* _Dataset entries_:

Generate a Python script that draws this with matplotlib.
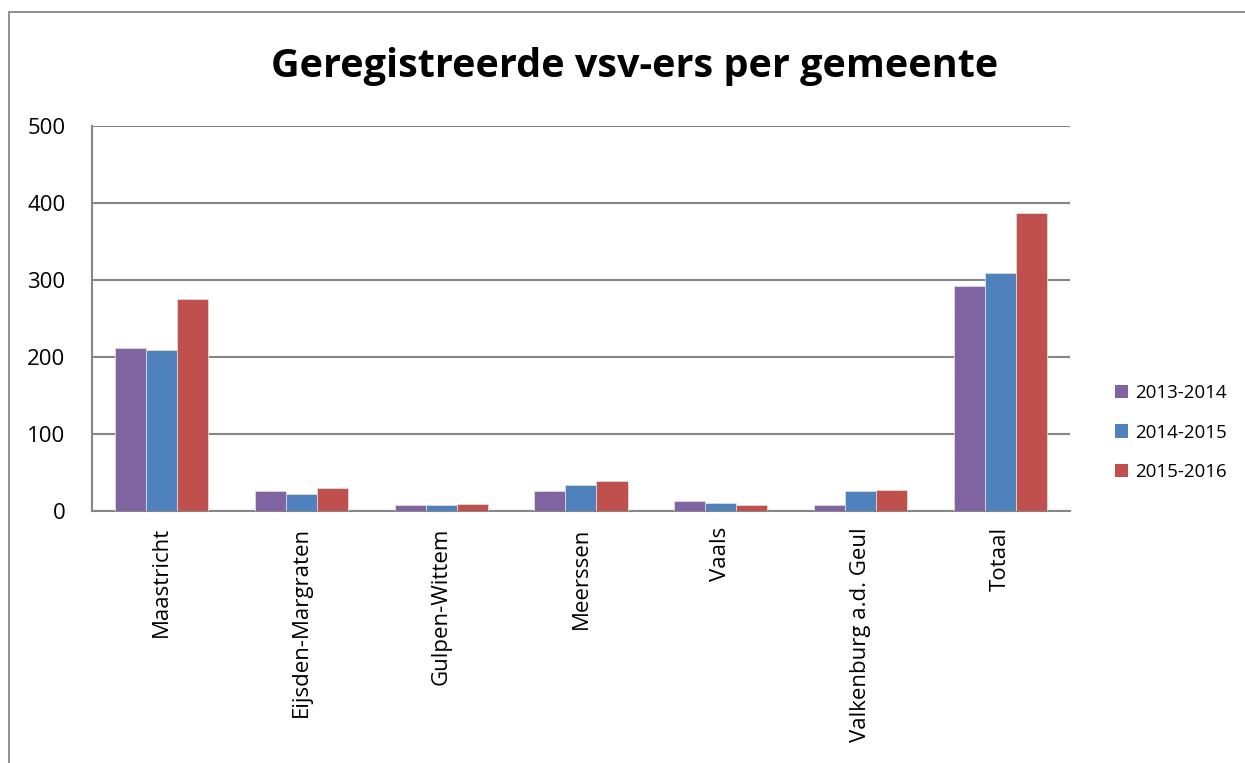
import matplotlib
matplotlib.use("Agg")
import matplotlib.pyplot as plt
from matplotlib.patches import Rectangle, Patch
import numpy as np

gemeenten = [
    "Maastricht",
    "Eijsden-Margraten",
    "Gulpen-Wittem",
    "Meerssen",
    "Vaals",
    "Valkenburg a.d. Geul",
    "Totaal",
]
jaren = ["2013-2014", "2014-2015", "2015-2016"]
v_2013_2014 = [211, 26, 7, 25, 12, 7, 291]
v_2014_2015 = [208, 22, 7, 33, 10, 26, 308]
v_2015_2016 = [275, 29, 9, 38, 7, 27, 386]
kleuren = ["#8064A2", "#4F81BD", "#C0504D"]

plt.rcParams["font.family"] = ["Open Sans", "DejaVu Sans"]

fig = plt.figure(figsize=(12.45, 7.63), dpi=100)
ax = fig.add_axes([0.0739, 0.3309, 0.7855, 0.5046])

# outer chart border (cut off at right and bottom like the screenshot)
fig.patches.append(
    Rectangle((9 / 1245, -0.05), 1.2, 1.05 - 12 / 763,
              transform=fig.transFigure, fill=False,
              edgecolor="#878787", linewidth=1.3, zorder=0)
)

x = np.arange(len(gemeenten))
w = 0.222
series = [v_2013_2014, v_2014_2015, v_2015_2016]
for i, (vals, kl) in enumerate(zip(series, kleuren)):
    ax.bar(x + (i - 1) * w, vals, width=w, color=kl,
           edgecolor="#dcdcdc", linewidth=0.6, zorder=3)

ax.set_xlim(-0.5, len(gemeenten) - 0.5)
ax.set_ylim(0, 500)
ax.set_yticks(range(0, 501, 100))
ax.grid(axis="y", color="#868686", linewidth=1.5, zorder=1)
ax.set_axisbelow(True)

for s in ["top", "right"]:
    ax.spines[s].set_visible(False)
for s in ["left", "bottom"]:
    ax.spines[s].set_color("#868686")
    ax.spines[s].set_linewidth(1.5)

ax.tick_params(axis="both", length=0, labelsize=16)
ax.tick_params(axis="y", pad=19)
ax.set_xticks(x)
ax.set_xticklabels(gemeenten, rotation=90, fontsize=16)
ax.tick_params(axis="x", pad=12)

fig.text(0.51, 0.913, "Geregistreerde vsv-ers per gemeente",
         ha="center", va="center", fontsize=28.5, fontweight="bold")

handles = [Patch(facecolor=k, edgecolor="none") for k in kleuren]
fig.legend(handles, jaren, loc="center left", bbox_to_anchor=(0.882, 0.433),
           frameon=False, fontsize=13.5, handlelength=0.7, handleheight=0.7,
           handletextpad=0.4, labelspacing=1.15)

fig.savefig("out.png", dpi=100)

* * *

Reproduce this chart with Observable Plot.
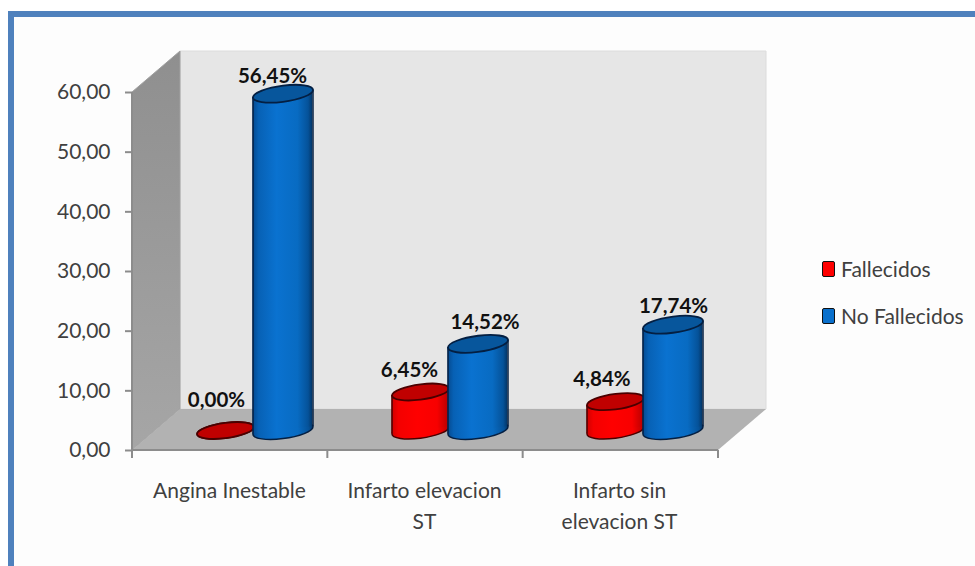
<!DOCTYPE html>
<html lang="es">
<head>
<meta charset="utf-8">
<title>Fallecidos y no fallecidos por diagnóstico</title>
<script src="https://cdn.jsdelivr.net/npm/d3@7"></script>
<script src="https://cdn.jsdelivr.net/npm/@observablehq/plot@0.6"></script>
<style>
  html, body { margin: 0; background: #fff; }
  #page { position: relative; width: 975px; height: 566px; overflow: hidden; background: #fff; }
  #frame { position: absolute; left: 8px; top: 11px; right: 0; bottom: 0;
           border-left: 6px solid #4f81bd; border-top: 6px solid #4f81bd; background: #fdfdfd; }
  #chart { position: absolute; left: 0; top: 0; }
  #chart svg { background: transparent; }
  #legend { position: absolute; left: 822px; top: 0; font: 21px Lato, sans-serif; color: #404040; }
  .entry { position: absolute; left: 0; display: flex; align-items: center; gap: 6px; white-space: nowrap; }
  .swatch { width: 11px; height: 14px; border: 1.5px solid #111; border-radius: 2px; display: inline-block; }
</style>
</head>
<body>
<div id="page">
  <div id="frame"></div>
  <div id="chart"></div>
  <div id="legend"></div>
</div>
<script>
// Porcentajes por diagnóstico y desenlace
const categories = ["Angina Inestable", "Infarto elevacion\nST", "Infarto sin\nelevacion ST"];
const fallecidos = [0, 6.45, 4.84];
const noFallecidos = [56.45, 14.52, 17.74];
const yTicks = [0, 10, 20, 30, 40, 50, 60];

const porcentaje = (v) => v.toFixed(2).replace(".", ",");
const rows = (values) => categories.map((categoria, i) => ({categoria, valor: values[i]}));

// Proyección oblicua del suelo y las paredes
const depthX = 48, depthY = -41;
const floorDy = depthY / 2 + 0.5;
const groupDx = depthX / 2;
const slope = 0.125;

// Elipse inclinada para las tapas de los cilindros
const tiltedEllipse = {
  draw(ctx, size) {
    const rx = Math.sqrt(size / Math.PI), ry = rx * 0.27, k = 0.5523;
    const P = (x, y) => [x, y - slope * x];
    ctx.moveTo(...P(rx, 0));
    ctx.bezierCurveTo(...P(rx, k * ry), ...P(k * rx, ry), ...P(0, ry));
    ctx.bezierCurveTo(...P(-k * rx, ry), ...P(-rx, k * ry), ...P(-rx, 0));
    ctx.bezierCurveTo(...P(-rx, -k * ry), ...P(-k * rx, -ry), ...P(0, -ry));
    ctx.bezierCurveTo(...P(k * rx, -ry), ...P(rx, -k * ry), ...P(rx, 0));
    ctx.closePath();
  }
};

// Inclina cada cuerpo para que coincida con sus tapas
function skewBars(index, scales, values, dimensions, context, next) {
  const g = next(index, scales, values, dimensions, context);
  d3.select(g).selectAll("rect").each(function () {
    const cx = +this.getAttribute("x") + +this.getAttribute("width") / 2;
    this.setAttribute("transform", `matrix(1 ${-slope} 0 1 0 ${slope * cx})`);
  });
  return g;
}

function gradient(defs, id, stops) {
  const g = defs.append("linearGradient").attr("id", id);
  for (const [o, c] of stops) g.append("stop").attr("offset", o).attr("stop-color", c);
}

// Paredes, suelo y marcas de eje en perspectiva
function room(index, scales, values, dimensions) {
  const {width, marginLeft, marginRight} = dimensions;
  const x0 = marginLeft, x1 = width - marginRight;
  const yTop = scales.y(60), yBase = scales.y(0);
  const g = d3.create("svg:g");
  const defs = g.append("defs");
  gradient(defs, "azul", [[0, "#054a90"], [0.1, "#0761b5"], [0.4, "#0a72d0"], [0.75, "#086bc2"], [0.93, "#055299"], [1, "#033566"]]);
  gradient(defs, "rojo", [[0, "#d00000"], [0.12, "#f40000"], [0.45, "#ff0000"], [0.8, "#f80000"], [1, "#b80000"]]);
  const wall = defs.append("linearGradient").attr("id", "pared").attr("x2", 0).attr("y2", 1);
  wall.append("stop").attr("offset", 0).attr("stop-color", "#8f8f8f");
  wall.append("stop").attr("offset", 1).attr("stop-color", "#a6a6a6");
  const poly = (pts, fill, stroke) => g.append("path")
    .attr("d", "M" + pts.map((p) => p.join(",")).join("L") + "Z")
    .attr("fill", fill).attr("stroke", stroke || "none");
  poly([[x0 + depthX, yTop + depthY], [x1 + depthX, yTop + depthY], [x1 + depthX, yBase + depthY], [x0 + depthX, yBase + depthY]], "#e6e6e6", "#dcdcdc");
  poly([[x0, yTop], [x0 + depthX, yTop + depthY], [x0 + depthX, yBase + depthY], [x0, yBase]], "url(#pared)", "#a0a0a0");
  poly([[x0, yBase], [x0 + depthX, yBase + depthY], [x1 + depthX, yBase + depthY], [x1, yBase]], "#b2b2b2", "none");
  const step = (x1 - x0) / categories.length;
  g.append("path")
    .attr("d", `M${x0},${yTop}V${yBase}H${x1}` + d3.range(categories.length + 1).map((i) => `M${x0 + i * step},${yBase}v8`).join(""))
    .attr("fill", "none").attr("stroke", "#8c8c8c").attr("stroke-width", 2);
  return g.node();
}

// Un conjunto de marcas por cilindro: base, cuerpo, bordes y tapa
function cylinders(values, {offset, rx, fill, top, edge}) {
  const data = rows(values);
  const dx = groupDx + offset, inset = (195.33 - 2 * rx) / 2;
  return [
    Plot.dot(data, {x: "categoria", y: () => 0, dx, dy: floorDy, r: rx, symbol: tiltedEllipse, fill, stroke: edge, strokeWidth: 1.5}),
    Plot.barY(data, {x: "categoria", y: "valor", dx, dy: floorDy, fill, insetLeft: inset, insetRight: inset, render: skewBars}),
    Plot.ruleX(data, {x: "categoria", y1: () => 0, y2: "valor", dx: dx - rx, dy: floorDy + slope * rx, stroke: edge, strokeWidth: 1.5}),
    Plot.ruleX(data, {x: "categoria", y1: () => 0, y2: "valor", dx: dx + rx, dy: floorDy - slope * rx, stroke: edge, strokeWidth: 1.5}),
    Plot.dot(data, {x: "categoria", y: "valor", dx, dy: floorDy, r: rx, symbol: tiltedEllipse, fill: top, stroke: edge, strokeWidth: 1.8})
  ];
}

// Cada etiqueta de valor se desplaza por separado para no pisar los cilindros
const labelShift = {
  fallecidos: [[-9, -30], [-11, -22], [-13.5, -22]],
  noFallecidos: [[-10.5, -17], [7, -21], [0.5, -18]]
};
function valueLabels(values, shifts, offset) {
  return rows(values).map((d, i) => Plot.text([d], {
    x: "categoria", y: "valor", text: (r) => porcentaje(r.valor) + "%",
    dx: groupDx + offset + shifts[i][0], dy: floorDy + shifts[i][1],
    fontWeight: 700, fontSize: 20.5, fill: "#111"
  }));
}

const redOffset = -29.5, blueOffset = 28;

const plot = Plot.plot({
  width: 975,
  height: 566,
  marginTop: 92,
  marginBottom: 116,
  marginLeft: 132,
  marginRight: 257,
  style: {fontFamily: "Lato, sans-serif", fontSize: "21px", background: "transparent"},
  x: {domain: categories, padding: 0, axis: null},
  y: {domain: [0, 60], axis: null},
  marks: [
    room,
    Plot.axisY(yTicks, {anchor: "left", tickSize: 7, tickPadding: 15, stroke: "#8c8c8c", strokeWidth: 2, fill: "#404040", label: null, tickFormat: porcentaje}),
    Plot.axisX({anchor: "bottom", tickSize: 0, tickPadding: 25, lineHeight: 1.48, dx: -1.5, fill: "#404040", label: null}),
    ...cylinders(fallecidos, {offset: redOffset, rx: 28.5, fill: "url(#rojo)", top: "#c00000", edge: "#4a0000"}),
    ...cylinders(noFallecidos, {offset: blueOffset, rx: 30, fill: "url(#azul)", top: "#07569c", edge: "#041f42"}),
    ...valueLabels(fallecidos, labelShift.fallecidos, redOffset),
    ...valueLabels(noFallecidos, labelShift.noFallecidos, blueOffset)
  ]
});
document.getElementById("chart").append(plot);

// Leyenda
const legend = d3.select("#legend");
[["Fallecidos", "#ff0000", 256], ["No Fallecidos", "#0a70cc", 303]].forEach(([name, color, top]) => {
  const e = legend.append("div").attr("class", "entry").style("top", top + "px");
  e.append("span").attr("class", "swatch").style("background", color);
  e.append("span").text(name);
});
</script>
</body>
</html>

* * *

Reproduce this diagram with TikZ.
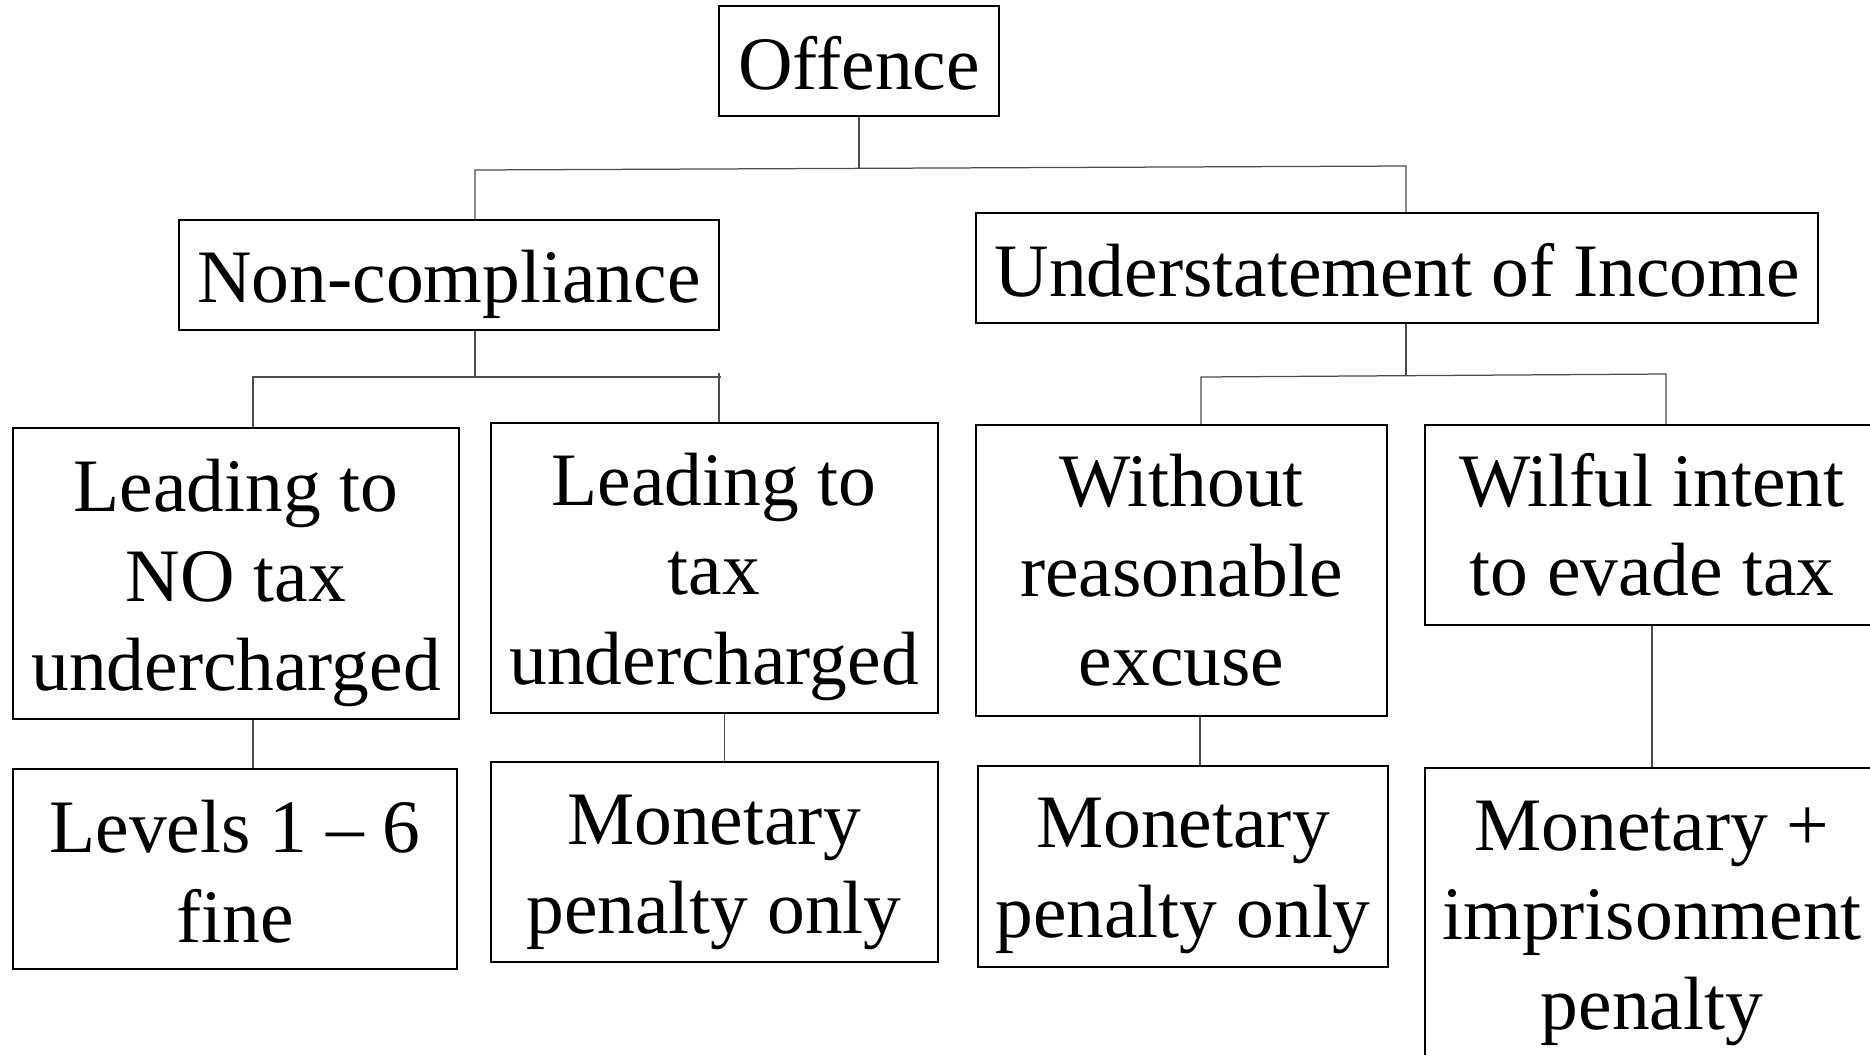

* _Task prompt_:
Retype exactly the lines from the one with "Generate a Python" through the one with "import numpy as np", both included, and nothing else; leave out the pictures.

* _The answer_:
Generate a Python script that draws this with matplotlib.
import matplotlib
matplotlib.use("Agg")
import matplotlib.pyplot as plt
from matplotlib.patches import Rectangle, Patch
import numpy as np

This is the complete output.